WHAT THE EXERCISE ASKS: Output the data word for word, dropping every image.

-- begin DATA SHOWN --

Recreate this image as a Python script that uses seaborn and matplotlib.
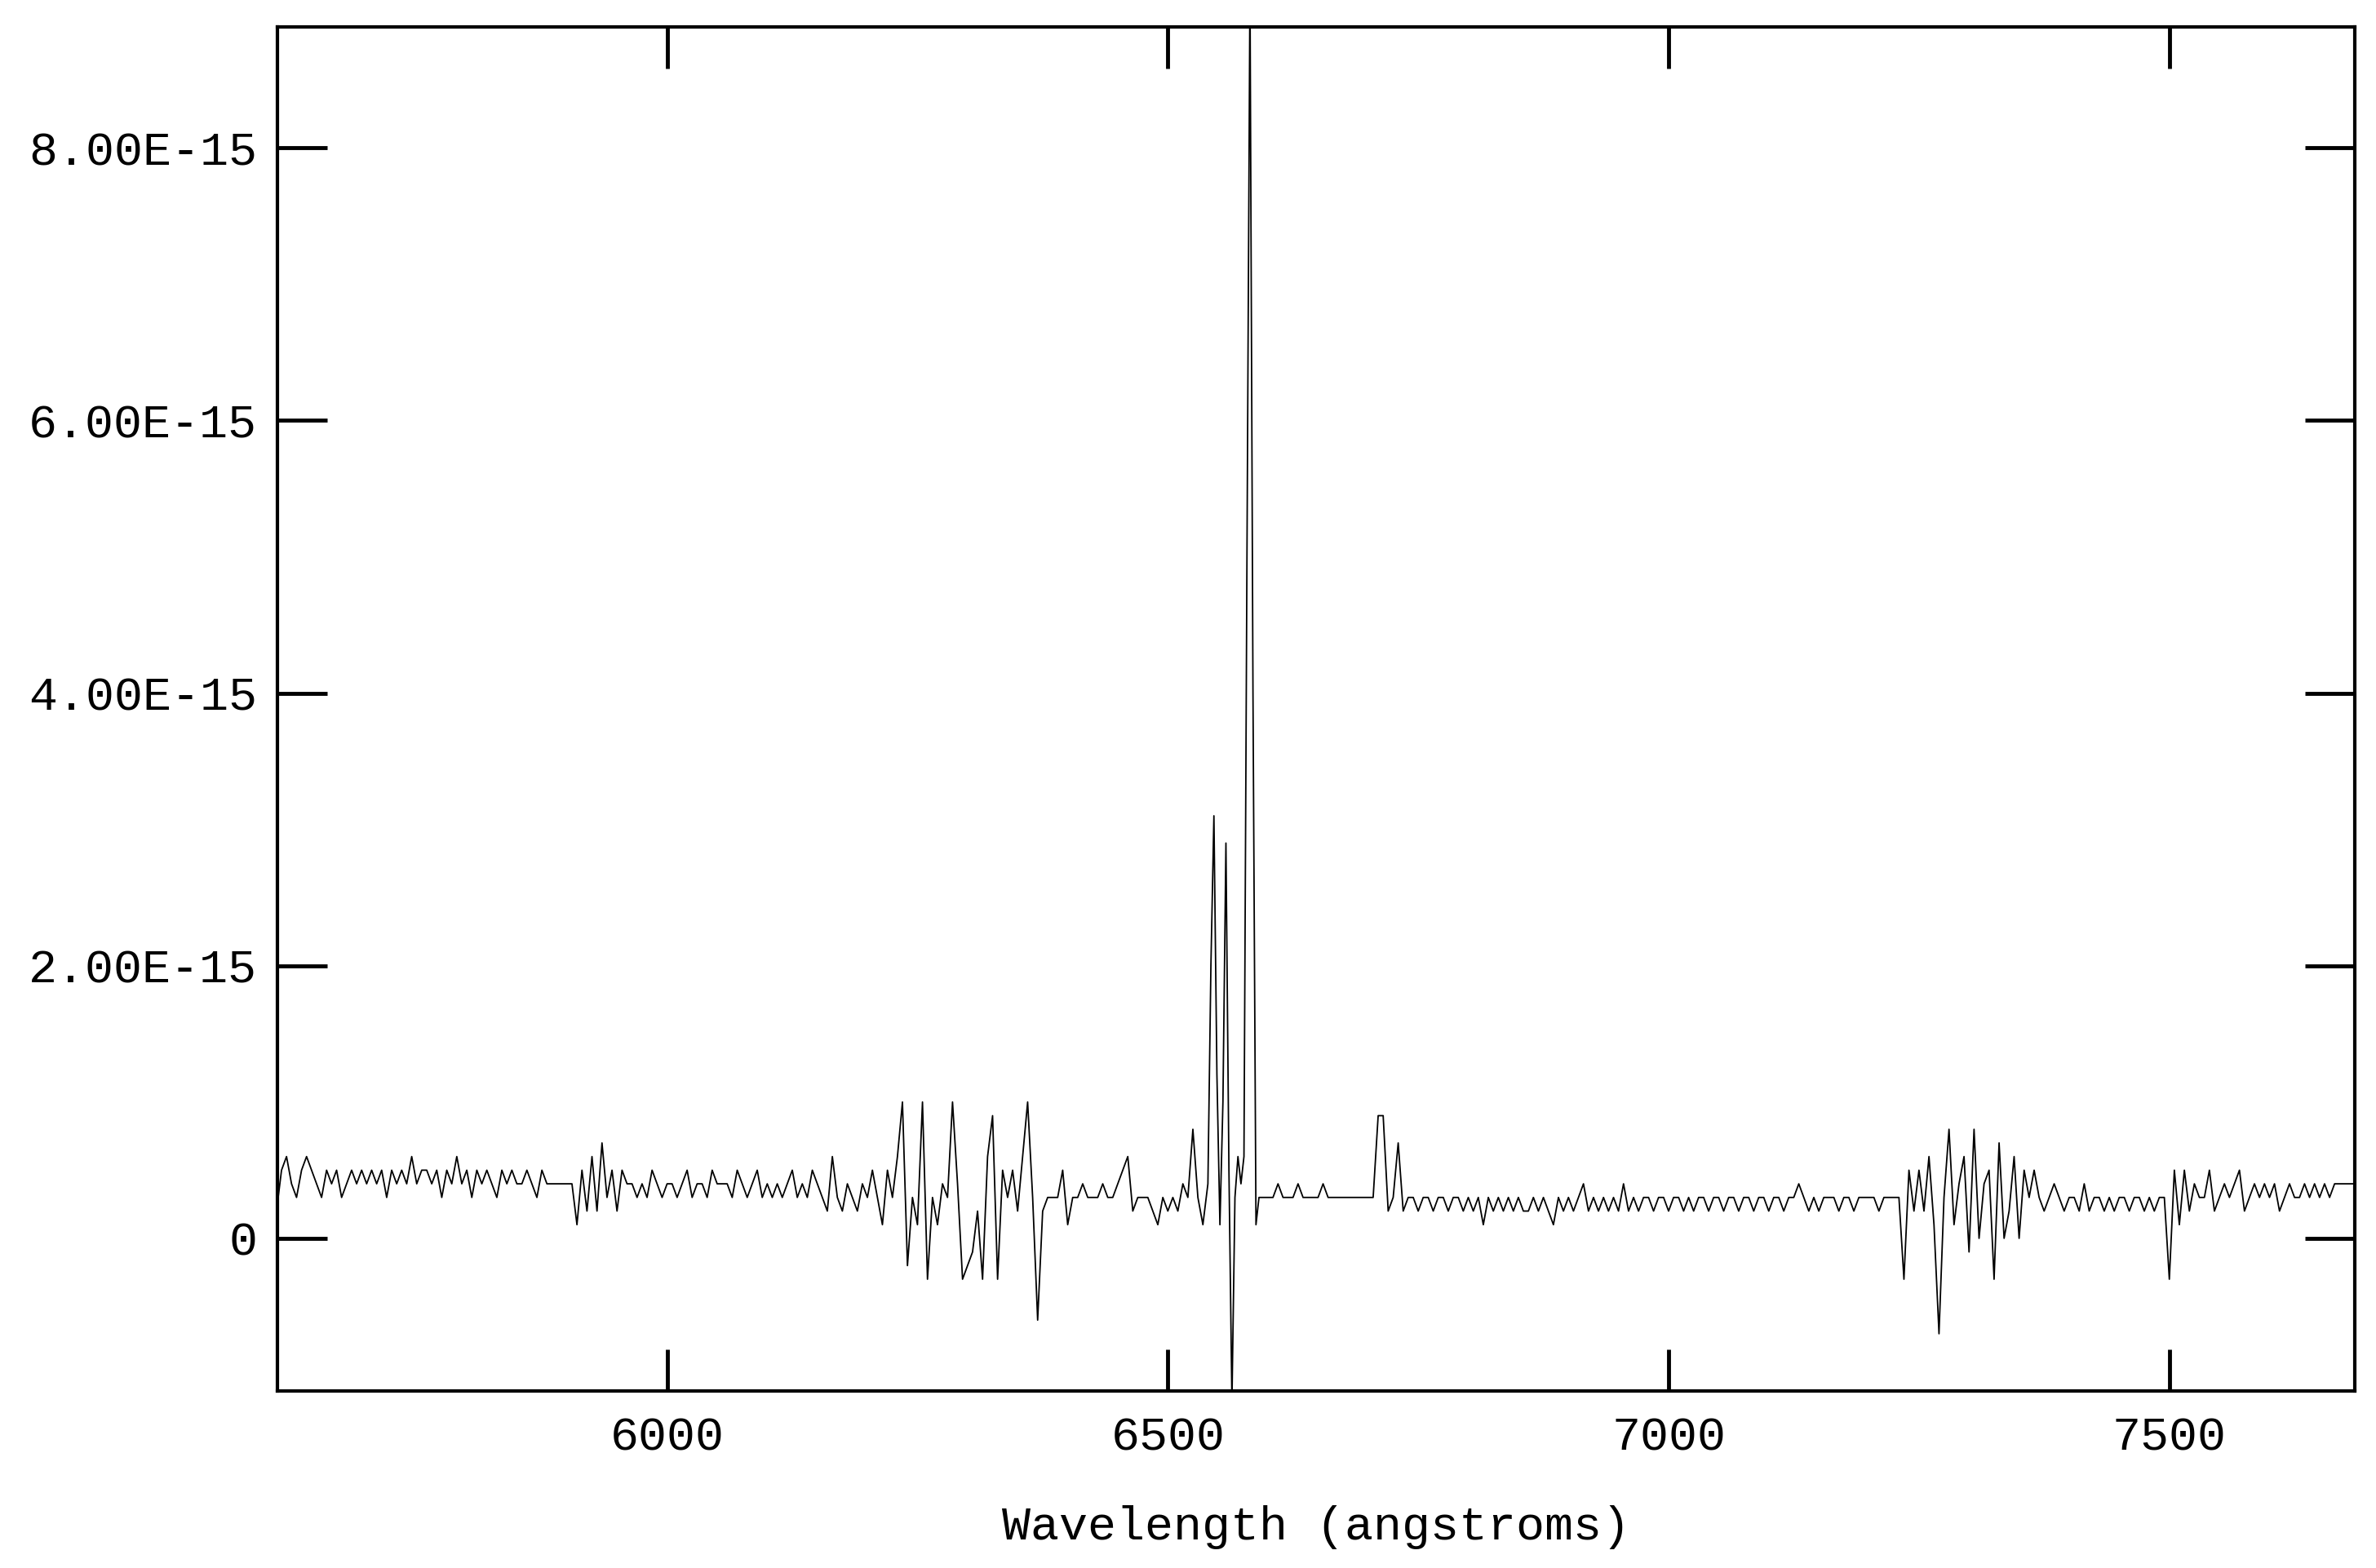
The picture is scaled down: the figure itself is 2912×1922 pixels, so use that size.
import numpy as np
import pandas as pd
import matplotlib
matplotlib.use("Agg")
import matplotlib.pyplot as plt
import seaborn as sns

# flux values in units of 1e-16, 5 A steps starting at 5610
seg1_flux = [2,5,6,4,3,5,6,5,4,3,
             5,4,5,3,4,5,4,5,4,5,
             4,5,3,5,4,5,4,6,4,5,
             5,4,5,3,5,4,6,4,5,3,
             5,4,5,4,3,5,4,5,4,4,
             5,4,3,5,4,4,4,4,4,4,
             1,5,2,6,2,7,3,5,2,5,
             4,4,3,4,3,5,4,3,4,4,
             3,4,5,3,4,4,3,5,4,4,
             4,3,5,4,3,4,5,3,4,3,
             4,3,4,5,3,4,3,5,4,3,
             2,6,3,2,4,3,2,4,3,5,
             3,1,5,3,6,10,-2,3,1,10,
             -3,3,1,4,3,10,4,-3,-2,-1,
             2,-3,6,9,-3,5,3,5,2,6,
             10,3,-6,2,3,3,3,5,1,3,
             3,4,3,3,3,4,3,3,4,5,
             6,2,3,3,3,2,1,3,2,3,
             2,4]
line_wl = [6520,6525,6530,6535,6540,6543,6546,6549,6552,6555,6558,6561,6564,
           6567,6570,6573,6576,6579,6582,6585,6588,6591,6595]
line_flux = [3,8,3,1,4,20,31,12,1,10,29,5,-12,3,6,4,6,50,92,40,1,3,3]
seg3_flux = [3,3,4,3,3,3,4,3,3,3,
             3,4,3,3,3,3,3,3,3,3,
             3,3,9,9,2,3,7,2,3,3,
             2,3,3,2,3,3,2,3,3,2,
             3,2,3,1,3,2,3,2,3,2,
             3,2,2,3,2,3,2,1,3,2,
             3,2,3,4,2,3,2,3,2,3,
             2,4,2,3,2,3,3,2,3,3,
             2,3,3,2,3,2,3,3,2,3,
             3,2,3,3,2,3,3,2,3,3,
             2,3,3,2,3,3,4,3,2,3,
             2,3,3,3,2,3,3,2,3,3,
             3,3,2,3,3,3,3,-3,5,2,
             5,2,6,1,-7,3,8,1,4,6,
             -1,8,0,4,5,-3,7,0,2,6,
             0,5,3,5,3,2,3,4,3,2,
             3,3,2,4,2,3,3,2,3,2,
             3,3,2,3,3,2,3,2,3,3,
             -3,5,1,5,2,4,3,3,5,2,
             3,4,3,4,5,2,3,4,3,4,
             3,4,2,3,4,3,3,4,3,4,
             3,4,3,4,4,4,4,4]

wl = np.concatenate([5610 + 5*np.arange(len(seg1_flux)), line_wl,
                     6600 + 5*np.arange(len(seg3_flux))])
flux = np.concatenate([seg1_flux, line_flux, seg3_flux]) * 1e-16
df = pd.DataFrame({"wl": wl, "flux": flux})

sns.set_theme(style="white")
plt.rcParams['font.family'] = ['Liberation Mono', 'DejaVu Sans Mono']
plt.rcParams['text.color'] = 'black'
plt.rcParams['axes.labelcolor'] = 'black'
plt.rcParams['xtick.color'] = 'black'
plt.rcParams['ytick.color'] = 'black'

fig = plt.figure(figsize=(29.12, 19.22), dpi=100)
ax = fig.add_axes([0.1168, 0.1129, 0.991-0.1168, 0.983-0.1129])
sns.lineplot(data=df, x="wl", y="flux", ax=ax, color="black", linewidth=1.3, sort=False)
ax.set_xlim(5611, 7685)
ax.set_ylim(-1.12e-15, 8.89e-15)
ax.set_xticks([6000, 6500, 7000, 7500])
ax.set_xticklabels(["6000", "6500", "7000", "7500"])
yt = [0, 2e-15, 4e-15, 6e-15, 8e-15]
ax.set_yticks(yt)
ax.set_yticklabels(["0", "2.00E-15", "4.00E-15", "6.00E-15", "8.00E-15"])
ax.tick_params(axis='x', direction='in', length=37, width=3.5, top=True, bottom=True,
               labelsize=42, pad=22, colors='black')
ax.tick_params(axis='y', direction='in', length=44, width=3.5, left=True, right=True,
               labelsize=42, pad=18, colors='black')
for s in ax.spines.values():
    s.set_linewidth(3)
    s.set_color("black")
ax.set_xlabel("Wavelength (angstroms)", fontsize=42, labelpad=40, color='black')
ax.set_ylabel("")
fig.savefig("out.png", dpi=100, facecolor="white")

-- end DATA SHOWN --

RESPONSE TO THIS TASK:
Recreate this image as a Python script that uses seaborn and matplotlib.
The picture is scaled down: the figure itself is 2912×1922 pixels, so use that size.
import numpy as np
import pandas as pd
import matplotlib
matplotlib.use("Agg")
import matplotlib.pyplot as plt
import seaborn as sns

# flux values in units of 1e-16, 5 A steps starting at 5610
seg1_flux = [2,5,6,4,3,5,6,5,4,3,
             5,4,5,3,4,5,4,5,4,5,
             4,5,3,5,4,5,4,6,4,5,
             5,4,5,3,5,4,6,4,5,3,
             5,4,5,4,3,5,4,5,4,4,
             5,4,3,5,4,4,4,4,4,4,
             1,5,2,6,2,7,3,5,2,5,
             4,4,3,4,3,5,4,3,4,4,
             3,4,5,3,4,4,3,5,4,4,
             4,3,5,4,3,4,5,3,4,3,
             4,3,4,5,3,4,3,5,4,3,
             2,6,3,2,4,3,2,4,3,5,
             3,1,5,3,6,10,-2,3,1,10,
             -3,3,1,4,3,10,4,-3,-2,-1,
             2,-3,6,9,-3,5,3,5,2,6,
             10,3,-6,2,3,3,3,5,1,3,
             3,4,3,3,3,4,3,3,4,5,
             6,2,3,3,3,2,1,3,2,3,
             2,4]
line_wl = [6520,6525,6530,6535,6540,6543,6546,6549,6552,6555,6558,6561,6564,
           6567,6570,6573,6576,6579,6582,6585,6588,6591,6595]
line_flux = [3,8,3,1,4,20,31,12,1,10,29,5,-12,3,6,4,6,50,92,40,1,3,3]
seg3_flux = [3,3,4,3,3,3,4,3,3,3,
             3,4,3,3,3,3,3,3,3,3,
             3,3,9,9,2,3,7,2,3,3,
             2,3,3,2,3,3,2,3,3,2,
             3,2,3,1,3,2,3,2,3,2,
             3,2,2,3,2,3,2,1,3,2,
             3,2,3,4,2,3,2,3,2,3,
             2,4,2,3,2,3,3,2,3,3,
             2,3,3,2,3,2,3,3,2,3,
             3,2,3,3,2,3,3,2,3,3,
             2,3,3,2,3,3,4,3,2,3,
             2,3,3,3,2,3,3,2,3,3,
             3,3,2,3,3,3,3,-3,5,2,
             5,2,6,1,-7,3,8,1,4,6,
             -1,8,0,4,5,-3,7,0,2,6,
             0,5,3,5,3,2,3,4,3,2,
             3,3,2,4,2,3,3,2,3,2,
             3,3,2,3,3,2,3,2,3,3,
             -3,5,1,5,2,4,3,3,5,2,
             3,4,3,4,5,2,3,4,3,4,
             3,4,2,3,4,3,3,4,3,4,
             3,4,3,4,4,4,4,4]

wl = np.concatenate([5610 + 5*np.arange(len(seg1_flux)), line_wl,
                     6600 + 5*np.arange(len(seg3_flux))])
flux = np.concatenate([seg1_flux, line_flux, seg3_flux]) * 1e-16
df = pd.DataFrame({"wl": wl, "flux": flux})

sns.set_theme(style="white")
plt.rcParams['font.family'] = ['Liberation Mono', 'DejaVu Sans Mono']
plt.rcParams['text.color'] = 'black'
plt.rcParams['axes.labelcolor'] = 'black'
plt.rcParams['xtick.color'] = 'black'
plt.rcParams['ytick.color'] = 'black'

fig = plt.figure(figsize=(29.12, 19.22), dpi=100)
ax = fig.add_axes([0.1168, 0.1129, 0.991-0.1168, 0.983-0.1129])
sns.lineplot(data=df, x="wl", y="flux", ax=ax, color="black", linewidth=1.3, sort=False)
ax.set_xlim(5611, 7685)
ax.set_ylim(-1.12e-15, 8.89e-15)
ax.set_xticks([6000, 6500, 7000, 7500])
ax.set_xticklabels(["6000", "6500", "7000", "7500"])
yt = [0, 2e-15, 4e-15, 6e-15, 8e-15]
ax.set_yticks(yt)
ax.set_yticklabels(["0", "2.00E-15", "4.00E-15", "6.00E-15", "8.00E-15"])
ax.tick_params(axis='x', direction='in', length=37, width=3.5, top=True, bottom=True,
               labelsize=42, pad=22, colors='black')
ax.tick_params(axis='y', direction='in', length=44, width=3.5, left=True, right=True,
               labelsize=42, pad=18, colors='black')
for s in ax.spines.values():
    s.set_linewidth(3)
    s.set_color("black")
ax.set_xlabel("Wavelength (angstroms)", fontsize=42, labelpad=40, color='black')
ax.set_ylabel("")
fig.savefig("out.png", dpi=100, facecolor="white")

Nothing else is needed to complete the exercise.